In a rotating electrical machine with the aforementioned configuration disclosed in JP 2008-92700A (Reference 1), a stator is configured such that a plurality of toothed portions are formed on the inner circumference of a ring-shaped stator core, an insulator is disposed while overlapping the toothed portions, and a coil strand is wound around the toothed portions on which the insulator is disposed. In the rotating electrical machine disclosed in Reference 1, a flange-shaped portion is formed in a protruding end portion of the toothed portion in such a manner as to extend in a circumferential direction, and a coil slot is formed in a region surrounded by the internal surface of the stator core, the external surface of the toothed portion, and the flange-shaped portion of the toothed portion.
For example, a rotating electrical machine such as a brushless DC motor includes a core including an annular yoke portion disposed while being centered around a rotation axis; a plurality of toothed portions that protrude from the yoke portion in a radial direction; and a tooth flange portion that circumferentially sticks out from a protruding end of each of the plurality of toothed portions while being centered around the rotation axis.
In many cases, this rotating electrical machine also adopts a configuration in which an insulator made of resin is mounted in a region from the toothed portion to the tooth flange portion, and a coil strand is wound around a toothed portion of the insulator.

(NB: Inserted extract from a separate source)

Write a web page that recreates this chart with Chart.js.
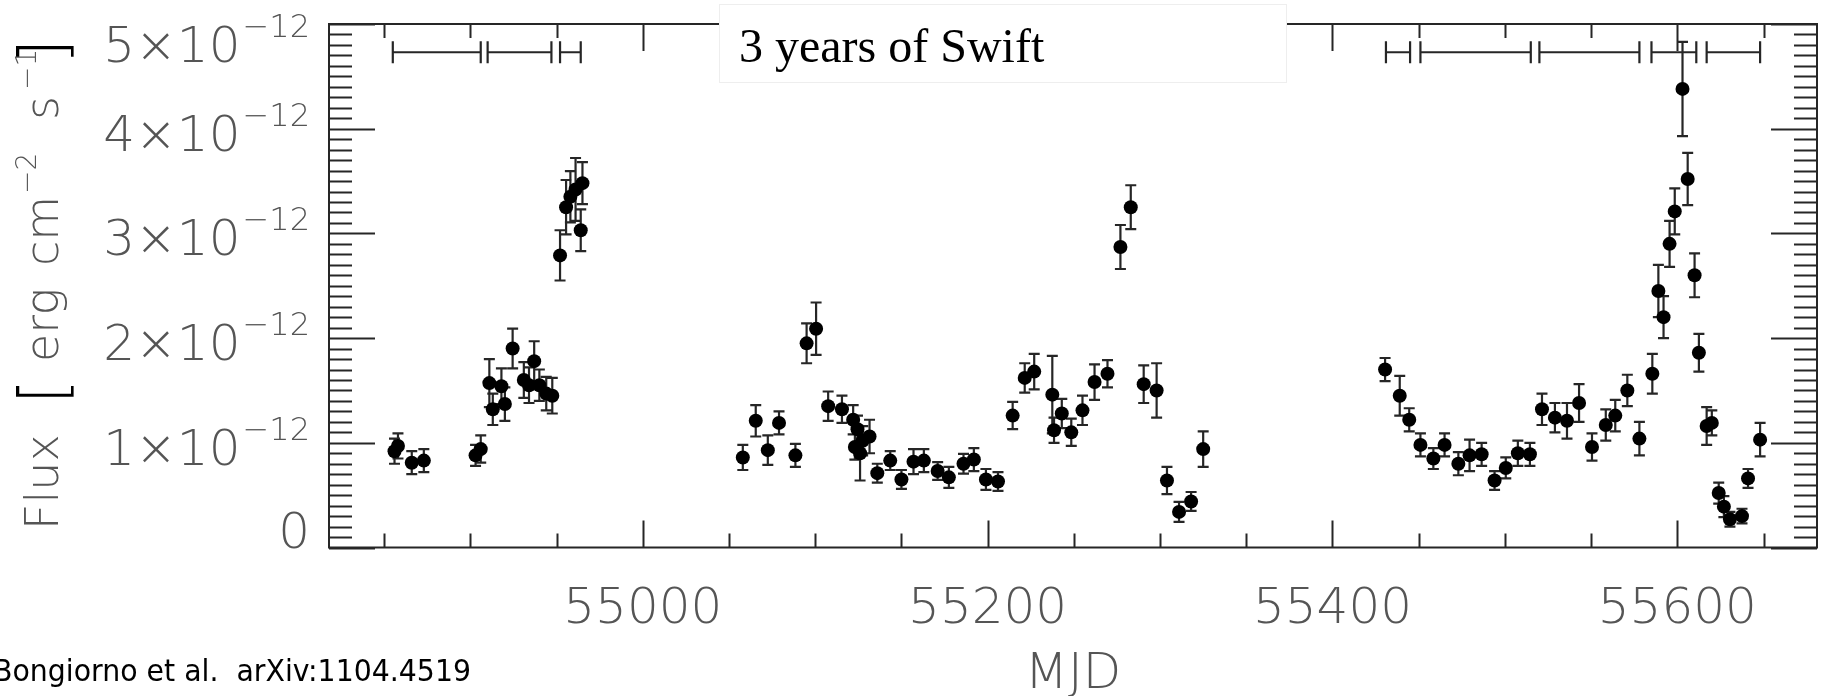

As disclosed in Reference 1, when the coil strand is wound around the toothed portion of the insulator, a wire needle is used to supply the coil strand from a tip end thereof, and tension is applied to the coil strand such that the occurrence of sagging is prevented during a winding operation. However, when the coil strand is wound around the toothed portion in a state where tension is applied to the wire strand, the tension of a post-winding coil strand is added to the tension of a pre-winding coil strand, and thus an excessive pressure is applied to the insulator, and the insulator may be cracked.
In many cases, this cracking may occur at the boundary between a portion of the insulator with which the toothed portion is covered, and a portion of the insulator with which the tooth flange portion is covered. The reason of this is that the pressure of the coil strand is concentrated at the boundary between the portion of the insulator with which the toothed portion is covered, and the portion of the insulator with which the tooth flange portion is covered. An increase in the thickness of the insulator may be considered as a countermeasure against this problem; however, if the thickness of the insulator is simply increased, the number of turns of the coil strand is reduced, and the performance of the rotating electrical machine is decreased. Therefore, there is room for improvement.